| What the exercise asks |
Reproduce the listing exactly, with no pictures in your copy.

* begin Given information *

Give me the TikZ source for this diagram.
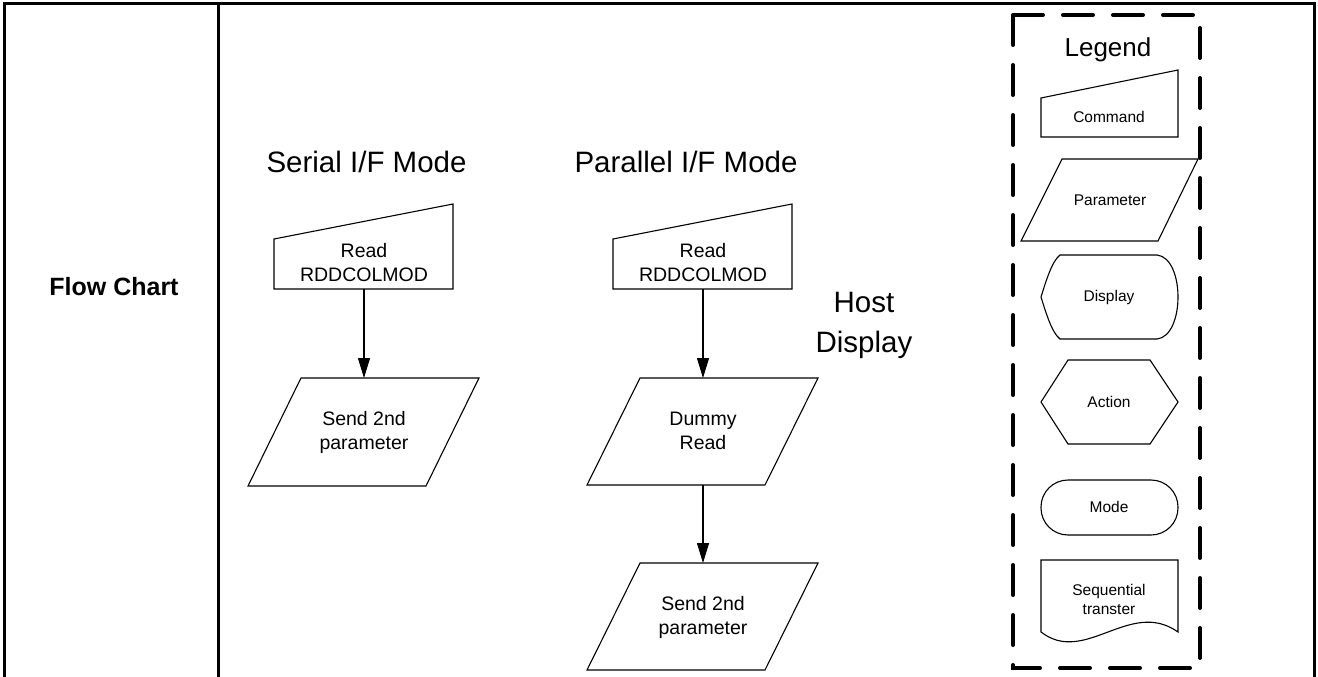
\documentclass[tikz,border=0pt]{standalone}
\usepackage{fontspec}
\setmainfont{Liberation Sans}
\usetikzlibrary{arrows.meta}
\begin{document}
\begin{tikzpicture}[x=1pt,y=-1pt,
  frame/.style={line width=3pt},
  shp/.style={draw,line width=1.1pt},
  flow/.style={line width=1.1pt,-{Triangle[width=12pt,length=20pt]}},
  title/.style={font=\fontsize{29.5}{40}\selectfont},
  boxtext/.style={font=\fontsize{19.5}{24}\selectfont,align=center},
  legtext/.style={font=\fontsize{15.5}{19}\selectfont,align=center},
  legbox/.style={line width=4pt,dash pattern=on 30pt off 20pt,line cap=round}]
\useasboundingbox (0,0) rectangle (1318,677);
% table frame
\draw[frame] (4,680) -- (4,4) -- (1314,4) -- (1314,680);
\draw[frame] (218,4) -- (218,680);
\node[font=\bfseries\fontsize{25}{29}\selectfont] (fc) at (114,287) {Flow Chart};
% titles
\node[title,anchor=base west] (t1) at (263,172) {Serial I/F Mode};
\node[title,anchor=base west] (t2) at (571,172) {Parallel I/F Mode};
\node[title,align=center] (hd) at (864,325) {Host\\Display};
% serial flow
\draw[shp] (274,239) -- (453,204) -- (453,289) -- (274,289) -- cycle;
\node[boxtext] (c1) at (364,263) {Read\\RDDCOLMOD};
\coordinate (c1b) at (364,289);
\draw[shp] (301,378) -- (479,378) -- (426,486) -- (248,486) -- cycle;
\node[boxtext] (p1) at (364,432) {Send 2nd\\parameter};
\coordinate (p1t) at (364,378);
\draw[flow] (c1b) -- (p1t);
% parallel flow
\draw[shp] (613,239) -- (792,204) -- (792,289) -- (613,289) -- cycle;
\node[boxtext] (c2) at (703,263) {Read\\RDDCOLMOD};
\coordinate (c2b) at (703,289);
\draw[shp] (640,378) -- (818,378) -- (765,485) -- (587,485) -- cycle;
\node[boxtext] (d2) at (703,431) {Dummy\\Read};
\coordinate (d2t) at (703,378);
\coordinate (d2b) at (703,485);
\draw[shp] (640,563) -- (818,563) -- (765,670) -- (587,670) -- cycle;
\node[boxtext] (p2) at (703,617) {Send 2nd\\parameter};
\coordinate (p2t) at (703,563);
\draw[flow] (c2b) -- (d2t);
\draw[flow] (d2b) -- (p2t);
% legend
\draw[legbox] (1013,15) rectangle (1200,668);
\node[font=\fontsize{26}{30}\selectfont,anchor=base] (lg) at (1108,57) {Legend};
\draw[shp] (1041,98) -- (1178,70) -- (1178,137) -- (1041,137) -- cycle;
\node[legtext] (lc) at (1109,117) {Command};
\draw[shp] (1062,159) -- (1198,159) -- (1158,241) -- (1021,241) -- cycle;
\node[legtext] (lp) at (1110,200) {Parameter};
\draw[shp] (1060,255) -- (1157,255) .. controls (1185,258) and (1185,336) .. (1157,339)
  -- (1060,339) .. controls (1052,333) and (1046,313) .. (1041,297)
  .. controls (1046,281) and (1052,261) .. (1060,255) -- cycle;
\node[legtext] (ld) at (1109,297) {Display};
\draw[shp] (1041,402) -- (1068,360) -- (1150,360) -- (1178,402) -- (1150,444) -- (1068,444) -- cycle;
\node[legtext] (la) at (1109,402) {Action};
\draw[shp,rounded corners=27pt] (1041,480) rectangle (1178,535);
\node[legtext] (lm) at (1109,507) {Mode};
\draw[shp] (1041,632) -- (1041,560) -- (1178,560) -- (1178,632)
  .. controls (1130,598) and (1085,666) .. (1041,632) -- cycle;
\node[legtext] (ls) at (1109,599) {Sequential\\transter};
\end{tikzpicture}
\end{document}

* end Given information *

| Correct response |
Give me the TikZ source for this diagram.
\documentclass[tikz,border=0pt]{standalone}
\usepackage{fontspec}
\setmainfont{Liberation Sans}
\usetikzlibrary{arrows.meta}
\begin{document}
\begin{tikzpicture}[x=1pt,y=-1pt,
  frame/.style={line width=3pt},
  shp/.style={draw,line width=1.1pt},
  flow/.style={line width=1.1pt,-{Triangle[width=12pt,length=20pt]}},
  title/.style={font=\fontsize{29.5}{40}\selectfont},
  boxtext/.style={font=\fontsize{19.5}{24}\selectfont,align=center},
  legtext/.style={font=\fontsize{15.5}{19}\selectfont,align=center},
  legbox/.style={line width=4pt,dash pattern=on 30pt off 20pt,line cap=round}]
\useasboundingbox (0,0) rectangle (1318,677);
% table frame
\draw[frame] (4,680) -- (4,4) -- (1314,4) -- (1314,680);
\draw[frame] (218,4) -- (218,680);
\node[font=\bfseries\fontsize{25}{29}\selectfont] (fc) at (114,287) {Flow Chart};
% titles
\node[title,anchor=base west] (t1) at (263,172) {Serial I/F Mode};
\node[title,anchor=base west] (t2) at (571,172) {Parallel I/F Mode};
\node[title,align=center] (hd) at (864,325) {Host\\Display};
% serial flow
\draw[shp] (274,239) -- (453,204) -- (453,289) -- (274,289) -- cycle;
\node[boxtext] (c1) at (364,263) {Read\\RDDCOLMOD};
\coordinate (c1b) at (364,289);
\draw[shp] (301,378) -- (479,378) -- (426,486) -- (248,486) -- cycle;
\node[boxtext] (p1) at (364,432) {Send 2nd\\parameter};
\coordinate (p1t) at (364,378);
\draw[flow] (c1b) -- (p1t);
% parallel flow
\draw[shp] (613,239) -- (792,204) -- (792,289) -- (613,289) -- cycle;
\node[boxtext] (c2) at (703,263) {Read\\RDDCOLMOD};
\coordinate (c2b) at (703,289);
\draw[shp] (640,378) -- (818,378) -- (765,485) -- (587,485) -- cycle;
\node[boxtext] (d2) at (703,431) {Dummy\\Read};
\coordinate (d2t) at (703,378);
\coordinate (d2b) at (703,485);
\draw[shp] (640,563) -- (818,563) -- (765,670) -- (587,670) -- cycle;
\node[boxtext] (p2) at (703,617) {Send 2nd\\parameter};
\coordinate (p2t) at (703,563);
\draw[flow] (c2b) -- (d2t);
\draw[flow] (d2b) -- (p2t);
% legend
\draw[legbox] (1013,15) rectangle (1200,668);
\node[font=\fontsize{26}{30}\selectfont,anchor=base] (lg) at (1108,57) {Legend};
\draw[shp] (1041,98) -- (1178,70) -- (1178,137) -- (1041,137) -- cycle;
\node[legtext] (lc) at (1109,117) {Command};
\draw[shp] (1062,159) -- (1198,159) -- (1158,241) -- (1021,241) -- cycle;
\node[legtext] (lp) at (1110,200) {Parameter};
\draw[shp] (1060,255) -- (1157,255) .. controls (1185,258) and (1185,336) .. (1157,339)
  -- (1060,339) .. controls (1052,333) and (1046,313) .. (1041,297)
  .. controls (1046,281) and (1052,261) .. (1060,255) -- cycle;
\node[legtext] (ld) at (1109,297) {Display};
\draw[shp] (1041,402) -- (1068,360) -- (1150,360) -- (1178,402) -- (1150,444) -- (1068,444) -- cycle;
\node[legtext] (la) at (1109,402) {Action};
\draw[shp,rounded corners=27pt] (1041,480) rectangle (1178,535);
\node[legtext] (lm) at (1109,507) {Mode};
\draw[shp] (1041,632) -- (1041,560) -- (1178,560) -- (1178,632)
  .. controls (1130,598) and (1085,666) .. (1041,632) -- cycle;
\node[legtext] (ls) at (1109,599) {Sequential\\transter};
\end{tikzpicture}
\end{document}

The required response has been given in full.